Meu gremismo vem dele. Minha mãe é colorada, filha de um ex-jogador do Inter, talvez da década de 1940. Portanto, toda a família da mãe é colorada, inclusive minha avó, que fez do Rogério, meu irmão mais velho por parte de mãe e pai, em sua infância, um coloradinho. Como fomos criados pela mãe, deveríamos ter sido colorados. Mas meu pai, com quem pouco convivi na minha vida, que aparecia de vez em quando lá em casa, na Clemente Pinto, no bairro de Teresópolis, onde nasci, era gremista e nos deixou essa herança, que hoje tem no Victor Hugo, no Gui, no Renatinho, no João Victor e na pequena Luiza a sua continuidade no amor ao Grêmio e às suas três cores imortais. Isso foi o de mais valioso que o Flamarion nos deixou e com orgulho estamos dando continuidade, não só no seu nome, que ele tanto prezava e que carregamos, mas também no orgulho de ser gremista.  

Outra herança sentimental que ele deixa aos 10 filhos, dos quais poucos ele criou, além do gremismo que seguimos (inclusive a Fernanda, única filha), foi o gauchismo. Esse sentimento de amor ao Rio Grande, que no meu caso, mesmo distante tantos anos, sem conviver com a cultura diretamente, apenas por livros, música e leituras diversas, depois com o advento das tecnologias e da internet e das poucas visitas em algumas férias, se manteve. O amor ao tradicionalismo, mesmo sem ter convivido (nem com o pai, nem com o gauchismo) vem dele, vem dos nossos ancestrais. E não tem explicação tamanho orgulho, apenas existe e é incompreensível para quem não tem esse sentimento. Parece soberba, mas não é. Para quem não sente, não tem como entender. 

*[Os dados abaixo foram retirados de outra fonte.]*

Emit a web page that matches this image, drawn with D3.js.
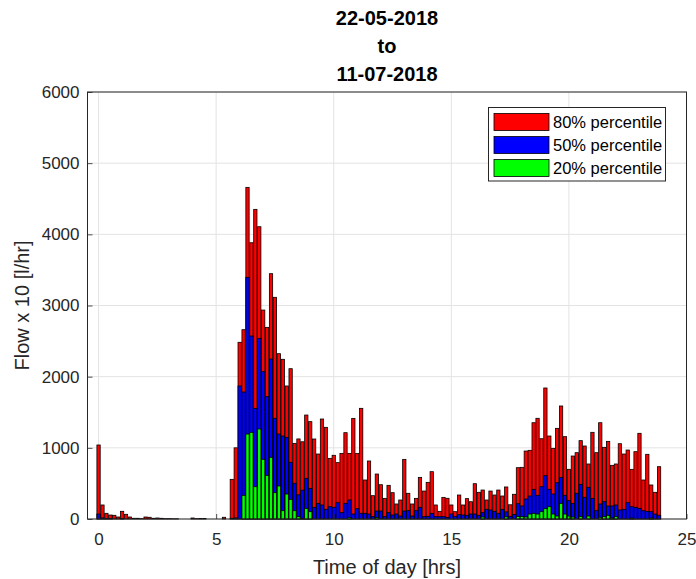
<!DOCTYPE html>
<html>
<head>
<meta charset="utf-8">
<script src="https://cdn.jsdelivr.net/npm/d3@7"></script>
<style>
  html, body { margin: 0; padding: 0; background: #fff; }
  svg { display: block; font-family: "Liberation Sans", Arial, Helvetica, sans-serif; }
</style>
</head>
<body>
<svg id="chart" width="696" height="579"></svg>
<script>
// Flow percentiles per 10-minute slot of the day (144 slots, 00:00 .. 23:50)
const binsPerHour = 6;

const p80 = [
  1040, 197, 80, 56, 52, 28, 108, 66, 28, 10, 10, 5, 28, 24, 10, 14, 10, 5, 5, 3,
  3, 0, 0, 0, 14, 5, 7, 7, 0, 0, 0, 0, 24, 0, 557, 1000, 2483, 2660, 4660, 3882,
  4351, 4107, 2936, 2693, 3447, 3115, 2323, 2244, 1869, 2112, 1063, 1125, 1085, 1461, 1368, 1124, 913, 1405, 1288, 852,
  895, 792, 922, 1213, 922, 1414, 922, 1555, 548, 815, 328, 632, 482, 290, 473, 370, 211, 267, 838, 361,
  211, 290, 585, 393, 515, 665, 197, 108, 304, 291, 197, 103, 337, 197, 286, 243, 496, 375, 407, 267,
  393, 337, 407, 323, 450, 200, 347, 721, 726, 955, 965, 1353, 1415, 1128, 1841, 1166, 993, 1274, 1588, 1157,
  698, 885, 932, 1101, 1026, 773, 1218, 932, 1353, 1007, 1091, 754, 773, 1058, 913, 969, 698, 946, 1204, 548,
  909, 478, 375, 735
];

const p50 = [
  70, 15, 5, 5, 0, 0, 5, 0, 0, 0, 0, 0, 0, 0, 0, 0, 0, 0, 0, 0,
  0, 0, 0, 0, 0, 0, 0, 0, 0, 0, 0, 0, 0, 0, 10, 15, 1869, 1784, 3396, 2571,
  1555, 2539, 2070, 1719, 2248, 1415, 1194, 1166, 1148, 796, 502, 340, 405, 571, 431, 164, 220, 197, 136, 173,
  164, 229, 89, 220, 267, 70, 145, 80, 80, 70, 33, 112, 112, 33, 89, 56, 70, 42, 112, 117,
  42, 117, 164, 33, 38, 80, 33, 33, 33, 23, 70, 33, 61, 56, 52, 70, 70, 52, 89, 136,
  127, 108, 80, 136, 100, 38, 63, 215, 183, 281, 323, 417, 333, 454, 609, 417, 351, 510, 585, 333,
  258, 220, 361, 487, 305, 445, 290, 117, 211, 243, 183, 183, 197, 127, 136, 229, 173, 164, 150, 117,
  108, 103, 70, 52
];

const p20 = [
  0, 0, 0, 0, 0, 0, 0, 0, 0, 0, 0, 0, 0, 0, 0, 0, 0, 0, 0, 0,
  0, 0, 0, 0, 0, 0, 0, 0, 0, 0, 0, 0, 0, 0, 0, 0, 0, 333, 1194, 1218,
  454, 1265, 839, 614, 867, 370, 464, 117, 351, 277, 117, 33, 10, 150, 103, 0, 0, 0, 0, 0,
  0, 0, 0, 0, 19, 0, 0, 0, 0, 0, 0, 19, 0, 0, 0, 0, 0, 0, 0, 0,
  0, 0, 0, 0, 0, 0, 0, 0, 0, 0, 0, 0, 0, 0, 0, 0, 0, 0, 28, 0,
  0, 0, 0, 0, 30, 0, 0, 35, 33, 28, 70, 80, 70, 103, 145, 173, 70, 42, 220, 70,
  42, 28, 0, 33, 0, 42, 0, 0, 24, 33, 52, 14, 33, 0, 0, 0, 14, 0, 0, 0,
  0, 14, 0, 0
];

const seriesNames = ["80% percentile", "50% percentile", "20% percentile"];
const seriesColors = ["#ff0000", "#0000ff", "#00ff00"];
const xTicks = [0, 5, 10, 15, 20, 25];
const yTicks = [0, 1000, 2000, 3000, 4000, 5000, 6000];
const titleLines = ["22-05-2018", "to", "11-07-2018"];

const series = [p80, p50, p20];
const hours = p80.map((_, i) => i / binsPerHour);

const svg = d3.select("#chart");
const plot = { left: 87.5, right: 686.5, top: 92, bottom: 519 };
const axisColor = "#262626";

const x = d3.scaleLinear().domain([-0.47, 25]).range([plot.left, plot.right]);
const y = d3.scaleLinear().domain([0, 6000]).range([plot.bottom, plot.top]);

// grid
const grid = svg.append("g");
grid.selectAll("line.gx").data(xTicks).join("line")
  .attr("x1", d => x(d)).attr("x2", d => x(d))
  .attr("y1", plot.top).attr("y2", plot.bottom)
  .attr("stroke", "#e3e3e3").attr("stroke-width", 1);
grid.selectAll("line.gy").data(yTicks).join("line")
  .attr("x1", plot.left).attr("x2", plot.right)
  .attr("y1", d => y(d)).attr("y2", d => y(d))
  .attr("stroke", "#e3e3e3").attr("stroke-width", 1);

// overlaid bars: 80% behind, 50% in front, 20% on top
const slot = x(1 / binsPerHour) - x(0);
const bw = slot * 0.84;
series.forEach((vals, s) => {
  svg.append("g").selectAll("rect")
    .data(vals.map((v, i) => ({ h: hours[i], v })).filter(d => d.v > 0))
    .join("rect")
    .attr("x", d => x(d.h) - bw / 2)
    .attr("width", bw)
    .attr("y", d => y(d.v))
    .attr("height", d => y(0) - y(d.v))
    .attr("fill", seriesColors[s])
    .attr("stroke", "#000")
    .attr("stroke-width", 0.8);
});

// axes (ticks point inward)
const xAxis = d3.axisBottom(x).tickValues(xTicks).tickFormat(d3.format("d"))
  .tickSizeInner(-5).tickSizeOuter(0).tickPadding(14);
const yAxis = d3.axisLeft(y).tickValues(yTicks).tickFormat(d3.format("d"))
  .tickSizeInner(-5).tickSizeOuter(0).tickPadding(8);

const gx = svg.append("g").attr("transform", `translate(0,${plot.bottom})`).call(xAxis);
const gy = svg.append("g").attr("transform", `translate(${plot.left},0)`).call(yAxis);
[gx, gy].forEach(g => {
  g.select(".domain").remove();
  g.selectAll(".tick line").attr("stroke", axisColor).attr("stroke-width", 0.8);
  g.selectAll(".tick text").attr("fill", axisColor)
    .style("font-size", "17px").style("font-family", "Liberation Sans, Arial, sans-serif");
});

// axes box
svg.append("rect")
  .attr("x", plot.left).attr("y", plot.top)
  .attr("width", plot.right - plot.left).attr("height", plot.bottom - plot.top)
  .attr("fill", "none").attr("stroke", axisColor).attr("stroke-width", 1);

// labels
svg.append("text")
  .attr("x", (plot.left + plot.right) / 2).attr("y", 574)
  .attr("text-anchor", "middle").attr("fill", axisColor)
  .style("font-size", "20px")
  .text("Time of day [hrs]");

svg.append("text")
  .attr("transform", `translate(29,${(plot.top + plot.bottom) / 2}) rotate(-90)`)
  .attr("text-anchor", "middle").attr("fill", axisColor)
  .style("font-size", "20px")
  .text("Flow x 10 [l/hr]");

// title
svg.append("g").selectAll("text").data(titleLines).join("text")
  .attr("x", (plot.left + plot.right) / 2)
  .attr("y", (d, i) => 25 + i * 28)
  .attr("text-anchor", "middle")
  .attr("fill", "#000")
  .style("font-size", "20px").style("font-weight", "bold")
  .text(d => d);

// legend
const lg = svg.append("g");
lg.append("rect")
  .attr("x", 488.5).attr("y", 107.5).attr("width", 177).attr("height", 73.5)
  .attr("fill", "#fff").attr("stroke", axisColor).attr("stroke-width", 1);
seriesNames.forEach((name, i) => {
  const cy = 122 + i * 23;
  lg.append("rect")
    .attr("x", 494).attr("y", cy - 8.5).attr("width", 55).attr("height", 17)
    .attr("fill", seriesColors[i]).attr("stroke", "#000").attr("stroke-width", 0.8);
  lg.append("text")
    .attr("x", 553).attr("y", cy + 6)
    .attr("fill", "#000")
    .style("font-size", "16.5px")
    .text(name);
});
</script>
</body>
</html>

Tive a sorte de churrasquear com ele em 2012, quando o encontrei depois de quase 30 anos, já debilitado pelos problemas da velhice (embora pudesse ter saúde melhor, não fossem os excessos e a vida que escolheu), mas ainda consciente e bem humorado, apesar de ser um cara conhecido pelo seu péssimo humor e ranzinzice. Foram dois dias agradáveis, que serviram para eu (re)conhecê-lo e que rendeu a foto que ilustra esse post. E foi muito bom para eu me sentir em paz e poder elaborar esse luto.

Flamarion se foi. Nos deixou. Reclamava dos problemas de saúde, da quantidade de remédios que tinha que tomar, da visão já turva e de não ter mais com quem conversar, uma vez que seu irmão, com quem falava diariamente, jogando conversa fora, provavelmente tomando chimarrão, um em cada lado do telefone (meu tio morava em Porto Belo, no litoral da bela Santa Catarina), morreu ano passado, meses antes de eu visitá-lo nas férias. A solidão e a dependência para tudo o deixavam extremamente triste. Agora devem estar batendo aquele papo que não puderam ter nos últimos meses, voltando aos seus corpos saudáveis da juventude e que arrasavam com as gurias de Porto Alegre.

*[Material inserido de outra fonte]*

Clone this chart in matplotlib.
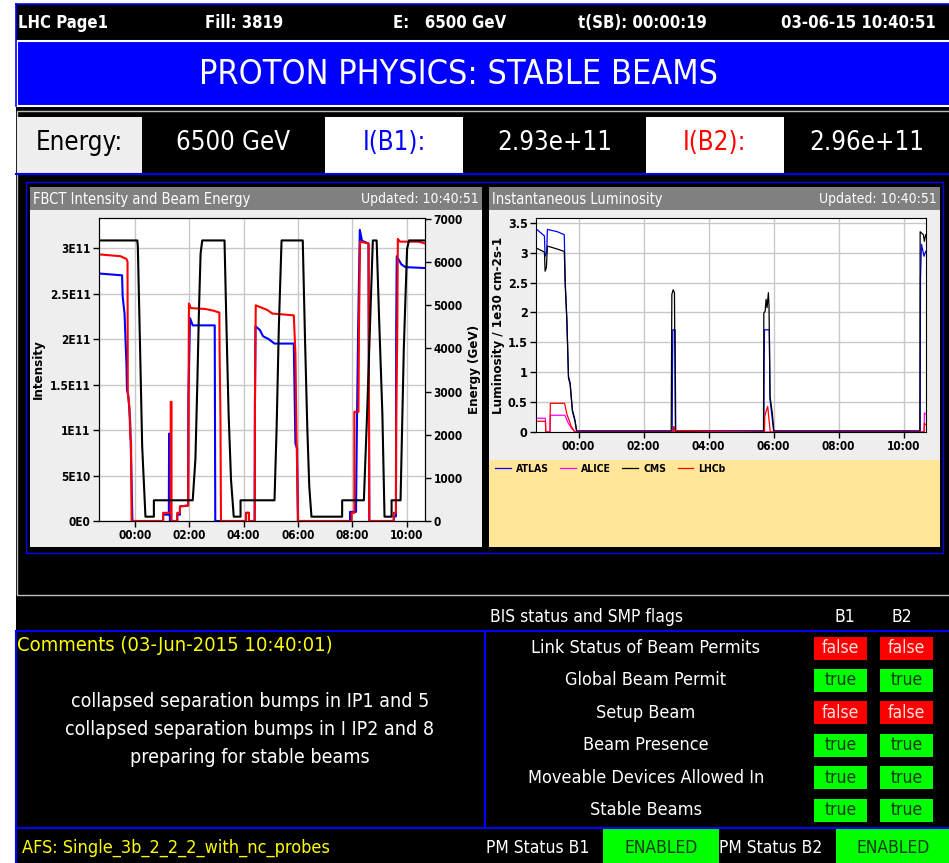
import matplotlib

matplotlib.use("Agg")
import matplotlib.pyplot as plt  # noqa: E402
from matplotlib import font_manager as fm  # noqa: E402
from matplotlib.patches import Rectangle  # noqa: E402

W, H = 949, 863

# --- data -------------------------------------------------------------------
header_items = ["LHC Page1", "Fill: 3819", "E:   6500 GeV", "t(SB): 00:00:19", "03-06-15 10:40:51"]
banner_text = "PROTON PHYSICS: STABLE BEAMS"
energy_row = ["Energy:", "6500 GeV", "I(B1):", "2.93e+11", "I(B2):", "2.96e+11"]

time_ticks = [0, 2, 4, 6, 8, 10]
time_labels = ["00:00", "02:00", "04:00", "06:00", "08:00", "10:00"]

# FBCT intensity (units of 1e11) and beam energy (GeV), time in hours from 00:00
energy_t = [-1.32, 0.09, 0.11, 0.18, 0.27, 0.39, 0.70, 0.70, 2.13, 2.23, 2.30, 2.36, 2.42, 2.48,
            3.30, 3.37, 3.45, 3.54, 3.64, 3.89, 3.89, 5.14, 5.22, 5.30, 5.40, 6.18, 6.26, 6.35,
            6.42, 6.50, 7.63, 7.63, 8.43, 8.55, 8.68, 8.76, 8.90, 8.99, 9.11, 9.19, 9.45, 9.45,
            9.78, 9.90, 10.02, 10.09, 10.68]
energy_gev = [6500, 6500, 6350, 4350, 1720, 100, 100, 480, 480, 1450, 3200, 4900, 6200, 6500,
              6500, 4550, 2500, 950, 100, 100, 480, 480, 2200, 4500, 6500, 6500, 4300, 2100,
              800, 100, 100, 480, 480, 2500, 5000, 6500, 6500, 4700, 2500, 100, 100, 480,
              480, 4000, 6300, 6500, 6500]

b1_t = [-1.32, -0.47, -0.45, -0.38, -0.31, -0.29, -0.24, -0.17, -0.15, -0.09, 1.04, 1.04, 1.25,
        1.26, 1.28, 1.29, 1.56, 1.56, 1.66, 1.66, 1.96, 1.97, 2.03, 2.13, 2.94, 2.96, 4.09, 4.09,
        4.20, 4.20, 4.41, 4.42, 4.44, 4.60, 4.72, 4.92, 5.14, 5.85, 5.88, 5.91, 5.97, 6.00, 7.92,
        7.92, 8.14, 8.18, 8.22, 8.28, 8.36, 8.60, 8.63, 9.53, 9.53, 9.61, 9.62, 9.64, 9.81, 9.96,
        10.68]
b1_int = [2.72, 2.70, 2.47, 2.28, 1.73, 1.44, 1.38, 1.08, 0.82, 0.0, 0.0, 0.07, 0.07,
          0.96, 0.96, 0.0, 0.0, 0.07, 0.07, 0.16, 0.17, 1.35, 2.23, 2.15, 2.15, 0.0, 0.0, 0.09,
          0.09, 0.0, 0.0, 1.30, 2.14, 2.10, 2.03, 2.00, 1.95, 1.95, 1.40, 0.85, 0.80, 0.0, 0.0,
          0.10, 0.10, 1.20, 2.14, 3.20, 3.08, 3.05, 0.0, 0.0, 0.05, 0.05, 2.10, 2.91, 2.82, 2.79,
          2.78]

b2_t = [-1.32, -0.53, -0.31, -0.27, -0.26, -0.20, -0.17, -0.14, -0.12, 1.04, 1.04, 1.32, 1.32,
        1.35, 1.35, 1.56, 1.56, 1.66, 1.66, 1.96, 1.99, 2.06, 2.60, 2.91, 3.11, 3.12, 3.15, 3.17,
        4.09, 4.09, 4.20, 4.20, 4.41, 4.42, 4.45, 4.87, 5.06, 5.85, 5.91, 5.95, 6.01, 7.98, 7.98,
        8.08, 8.08, 8.23, 8.25, 8.29, 8.60, 8.63, 9.53, 9.53, 9.61, 9.62, 9.66, 9.68, 9.76, 10.45,
        10.68]
b2_int = [2.93, 2.91, 2.88, 2.85, 1.40, 1.25, 0.92, 0.88, 0.0, 0.0, 0.09, 0.09, 1.31,
          1.31, 0.0, 0.0, 0.09, 0.09, 0.16, 0.17, 2.39, 2.34, 2.33, 2.31, 2.29, 1.84, 1.15, 0.0,
          0.0, 0.09, 0.09, 0.0, 0.0, 1.25, 2.37, 2.32, 2.28, 2.26, 1.84, 0.95, 0.0, 0.0, 0.09,
          0.09, 1.20, 1.20, 2.14, 3.07, 3.05, 0.0, 0.0, 0.09, 0.09, 1.10, 2.10, 3.10, 3.07, 3.07,
          3.05]

int_ticks = [0, 0.5, 1, 1.5, 2, 2.5, 3]
int_labels = ["0E0", "5E10", "1E11", "1.5E11", "2E11", "2.5E11", "3E11"]
energy_ticks = [0, 1000, 2000, 3000, 4000, 5000, 6000, 7000]

# instantaneous luminosity (1e30 cm-2 s-1)
atlas_t = [-1.31, -1.05, -1.03, -0.98, -0.96, -0.65, -0.44, -0.41, -0.36, -0.31, -0.26, -0.19,
           -0.11, -0.06, 2.88, 2.89, 2.90, 2.97, 2.99, 5.70, 5.71, 5.72, 5.87, 5.89, 5.96, 6.00,
           10.51, 10.52, 10.55, 10.63, 10.68]
atlas_lumi = [3.40, 3.28, 2.94, 3.00, 3.39, 3.35, 3.30, 2.50, 1.88, 0.93, 0.82, 0.37,
              0.20, 0.02, 0.02, 1.13, 1.71, 1.71, 0.02, 0.02, 1.13, 1.71, 1.71, 0.54, 0.22, 0.02,
              0.02, 2.55, 3.14, 2.94, 3.02]
alice_t = [-1.31, -1.02, -1.01, -0.88, -0.87, -0.42, -0.32, -0.20, -0.10, 10.63, 10.64, 10.68]
alice_lumi = [0.23, 0.23, 0.0, 0.0, 0.28, 0.28, 0.15, 0.05, 0.0, 0.0, 0.32, 0.30]
cms_t = [-1.31, -1.05, -1.03, -0.99, -0.96, -0.65, -0.44, -0.41, -0.36, -0.31, -0.26, -0.19,
         -0.11, -0.06, 2.85, 2.87, 2.91, 2.95, 2.98, 5.69, 5.70, 5.74, 5.77, 5.80, 5.84, 5.86,
         5.89, 5.96, 6.01, 10.50, 10.51, 10.61, 10.64, 10.68]
cms_lumi = [3.08, 3.01, 2.69, 2.75, 3.11, 3.06, 3.02, 2.45, 1.85, 0.90, 0.80, 0.35,
            0.18, 0.01, 0.01, 2.30, 2.38, 2.33, 0.01, 0.01, 1.99, 2.02, 2.22, 2.08, 2.33, 2.10,
            0.60, 0.32, 0.01, 0.01, 3.35, 3.30, 3.19, 3.30]
lhcb_t = [-1.31, -1.02, -1.01, -0.88, -0.87, -0.43, -0.36, -0.23, -0.12, 2.92, 2.93, 2.96,
          5.72, 5.73, 5.77, 5.82, 5.86, 5.90, 10.63, 10.64, 10.68]
lhcb_lumi = [0.18, 0.18, 0.0, 0.0, 0.48, 0.48, 0.30, 0.10, 0.0, 0.0, 0.09, 0.02,
             0.0, 0.26, 0.35, 0.43, 0.20, 0.0, 0.0, 0.15, 0.12]
lumi_ticks = [0, 0.5, 1, 1.5, 2, 2.5, 3, 3.5]
lumi_labels = ["0", "0.5", "1", "1.5", "2", "2.5", "3", "3.5"]

comment_title = "Comments (03-Jun-2015 10:40:01)"
comment_lines = ["collapsed separation bumps in IP1 and 5",
                 "collapsed separation bumps in I IP2 and 8",
                 "preparing for stable beams"]

flag_names = ["Link Status of Beam Permits", "Global Beam Permit", "Setup Beam",
              "Beam Presence", "Moveable Devices Allowed In", "Stable Beams"]
flag_b1 = [False, True, False, True, True, True]
flag_b2 = [False, True, False, True, True, True]

afs_text = "AFS: Single_3b_2_2_2_with_nc_probes"
pm_status = ["ENABLED", "ENABLED"]


# --- font: the page uses a condensed sans --------------------------------------
def pick_font():
    for f in fm.fontManager.ttflist:
        if f.name == "DejaVu Sans" and "condensed" in str(f.stretch):
            return "DejaVu Sans", "condensed"
    names = {f.name for f in fm.fontManager.ttflist}
    if "Liberation Sans Narrow" in names:
        return "Liberation Sans Narrow", "normal"
    return "DejaVu Sans", "normal"


FAMILY, STRETCH = pick_font()
plt.rcParams["font.family"] = FAMILY
plt.rcParams["font.stretch"] = STRETCH

BLUE = "#0000ff"
RED = "#ff0000"
GREEN = "#00ff00"
YELLOW = "#ffff00"
PANEL = "#eeeeee"
TITLEBAR = "#808080"
TICK_FS = 8.5


def frac(x0, y0, x1, y1):
    return [x0 / W, 1 - y1 / H, (x1 - x0) / W, (y1 - y0) / H]


fig = plt.figure(figsize=(W / 100, H / 100), dpi=100)
bg = fig.add_axes([0, 0, 1, 1])
bg.set_xlim(0, W)
bg.set_ylim(H, 0)
bg.axis("off")


def box(x0, y0, x1, y1, fc="none", ec="none", lw=0.0):
    bg.add_patch(Rectangle((x0, y0), x1 - x0, y1 - y0, facecolor=fc, edgecolor=ec, linewidth=lw))


def txt(x, y, s, size, color="white", ha="left", weight="normal"):
    bg.text(x, y, s, fontsize=size, color=color, ha=ha, va="center", fontweight=weight)


# page background
box(16, 4, W + 5, H + 5, fc="black")
bg.plot([16, W], [4.5, 4.5], color=BLUE, lw=1.2)
bg.plot([16.5, 16.5], [4, 106], color=BLUE, lw=1.2)

# header line
for s, x in zip(header_items, [18, 205, 393, 578, 781]):
    txt(x, 23, s, 12, weight="bold")

# banner
box(17, 41, W + 5, 106, fc=BLUE, ec="white", lw=1.5)
txt(459, 75, banner_text, 24.5, ha="center")

# energy / intensity row
box(17, 111, W + 5, 595, ec="#c0c0c0", lw=1.0)
cells = [(17, 142, PANEL, "black"), (142, 325, "black", "white"), (325, 463, "white", BLUE),
         (463, 646, "black", "white"), (646, 784, "white", RED), (784, W, "black", "white")]
for (x0, x1, fc, tc), s in zip(cells, energy_row):
    box(x0, 117, x1, 173, fc=fc)
    txt((x0 + x1) / 2, 143, s, 18.5, color=tc, ha="center")
bg.plot([16, W], [174, 174], color=BLUE, lw=1.5)

# chart area frames
box(26, 182, 943, 553, ec=BLUE, lw=1.0)
for x0, x1, title in [(30, 482, "FBCT Intensity and Beam Energy"),
                      (489, 940, "Instantaneous Luminosity")]:
    box(x0, 187, x1, 547, fc=PANEL)
    box(x0, 187, x1, 210, fc=TITLEBAR)
    txt(x0 + 3, 199, title, 10.5)
    txt(x1 - 3, 199, "Updated: 10:40:51", 10, ha="right")
box(489, 460, 940, 547, fc="#ffe699")

# --- left chart: FBCT intensity and energy ---------------------------------------
ax1 = fig.add_axes(frac(99, 218, 425, 521))
ax1.plot(b1_t, b1_int, color=BLUE, lw=1.5)
ax1.plot(b2_t, b2_int, color=RED, lw=1.5)
ax1.set_xlim(-1.32, 10.68)
ax1.set_ylim(0, 3.33)
ax1.set_xticks(time_ticks)
ax1.set_xticklabels(time_labels, fontsize=TICK_FS, fontweight="bold")
ax1.set_yticks(int_ticks)
ax1.set_yticklabels(int_labels, fontsize=TICK_FS, fontweight="bold")
ax1.grid(True, color="#c8c8c8", lw=1.0)
ax1.set_axisbelow(True)
ax1.set_ylabel("Intensity", fontsize=9.5, fontweight="bold")
ax1.yaxis.set_label_coords(-0.166, 0.5)
ax1e = ax1.twinx()
ax1e.plot(energy_t, energy_gev, color="black", lw=1.5)
ax1e.set_ylim(0, 7020)
ax1e.set_yticks(energy_ticks)
ax1e.set_yticklabels([str(v) for v in energy_ticks], fontsize=TICK_FS, fontweight="bold")
ax1e.set_ylabel("Energy (GeV)", fontsize=9.5, fontweight="bold")
ax1e.yaxis.set_label_coords(1.132, 0.5)
for a in (ax1, ax1e):
    a.tick_params(length=4, width=1, pad=2)

# --- right chart: instantaneous luminosity -------------------------------------
ax2 = fig.add_axes(frac(536, 218, 926, 432))
ax2.plot(atlas_t, atlas_lumi, color=BLUE, lw=0.9, label="ATLAS")
ax2.plot(alice_t, alice_lumi, color="#ff00ff", lw=0.9, label="ALICE")
ax2.plot(cms_t, cms_lumi, color="black", lw=0.9, label="CMS")
ax2.plot(lhcb_t, lhcb_lumi, color=RED, lw=0.9, label="LHCb")
ax2.set_xlim(-1.31, 10.69)
ax2.set_ylim(0, 3.58)
ax2.set_xticks(time_ticks)
ax2.set_xticklabels(time_labels, fontsize=TICK_FS, fontweight="bold")
ax2.set_yticks(lumi_ticks)
ax2.set_yticklabels(lumi_labels, fontsize=TICK_FS + 0.5, fontweight="bold")
ax2.grid(True, color="#c8c8c8", lw=1.0)
ax2.set_axisbelow(True)
ax2.tick_params(length=4, width=1, pad=2)
ax2.set_ylabel("Luminosity / 1e30 cm-2s-1", fontsize=9.5, fontweight="bold")
ax2.yaxis.set_label_coords(-0.08, 0.5)
fig.legend(loc="upper left", bbox_to_anchor=(495 / W, 1 - 464 / H), ncol=4, frameon=False,
           prop={"size": 7.5, "weight": "bold"}, handlelength=1.5, handletextpad=0.5,
           columnspacing=1.1, borderaxespad=0, borderpad=0)

# --- lower section: comments and BIS / SMP flags --------------------------------
bg.plot([16, W], [631, 631], color=BLUE, lw=1.5)
bg.plot([485, 485], [631, 828], color=BLUE, lw=1.5)
bg.plot([16, W], [828, 828], color=BLUE, lw=1.5)
bg.plot([16.5, 16.5], [631, H], color=BLUE, lw=1.5)

txt(587, 617, "BIS status and SMP flags", 12.5, ha="center")
txt(845, 617, "B1", 12.5, ha="center")
txt(902, 617, "B2", 12.5, ha="center")

txt(17, 645, comment_title, 14.5, color=YELLOW)
for i, line in enumerate(comment_lines):
    txt(250, 701 + 28 * i, line, 14, ha="center")

for i, (name, v1, v2) in enumerate(zip(flag_names, flag_b1, flag_b2)):
    y = 648 + 32.4 * i
    txt(646, y, name, 13, ha="center")
    for x0, x1, v in [(814, 867, v1), (880, 933, v2)]:
        box(x0, y - 11.5, x1, y + 11.5, fc=GREEN if v else RED)
        txt((x0 + x1) / 2, y, "true" if v else "false", 12.5, ha="center",
            color="#103a10" if v else "#ffe0e0")

# bottom status line
txt(22, 848, afs_text, 13, color=YELLOW)
txt(486, 848, "PM Status B1", 12.5)
txt(719, 848, "PM Status B2", 12.5)
for (x0, x1, xc), s in zip([(603, 719, 661), (836, W + 5, 893)], pm_status):
    box(x0, 829, x1, H + 5, fc=GREEN)
    txt(xc, 848, s, 12.5, color="#103a10", ha="center")

fig.savefig("out.png", dpi=100, facecolor="white")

Peço a Deus que guarde um pedacinho do céu para ele. Se não foi dos melhores pais (longe disso) pagou em vida os seus pecados; se teve seus pecados e suas falhas, foi antes de tudo um ser humano, com seus defeitos e suas qualidades. Ninguém pode julgá-lo, apenas Deus misericordioso. E que pode perdoá-lo.

Espero que na próxima vida tenhamos uma convivência mais estreita. E quando eu for dessa vida, tomara encontrá-lo no céu e jogar bola com ele (ele não pode ver pessoalmente minhas habilidades futebolísticas), coisa que ele fez muito na sua juventude, assim como eu, com o manto tricolor, calção e meião do imortal, totalmente uniformizado de Grêmio, como infelizmente eu não tive o prazer de vê-lo pelos gramados das peladas do Rio Grande, mas que vi em fotos. 

Flamarion se foi. Um dia depois do Lou Reed, contemporâneos, quase com a mesma idade. Levará um pouco das canções nativistas para o imortal Lou Reed. E me deixa duplamente enlutado e triste. Lou Reed é a trilha sonora desse post. Boa música, excelentes lembranças. No final é tudo o que fica, as boas lembranças da efervescente e efêmera vida.

Descanse em paz, Flamarion! Que Deus o tenha! E a mulherada no céu que se cuide.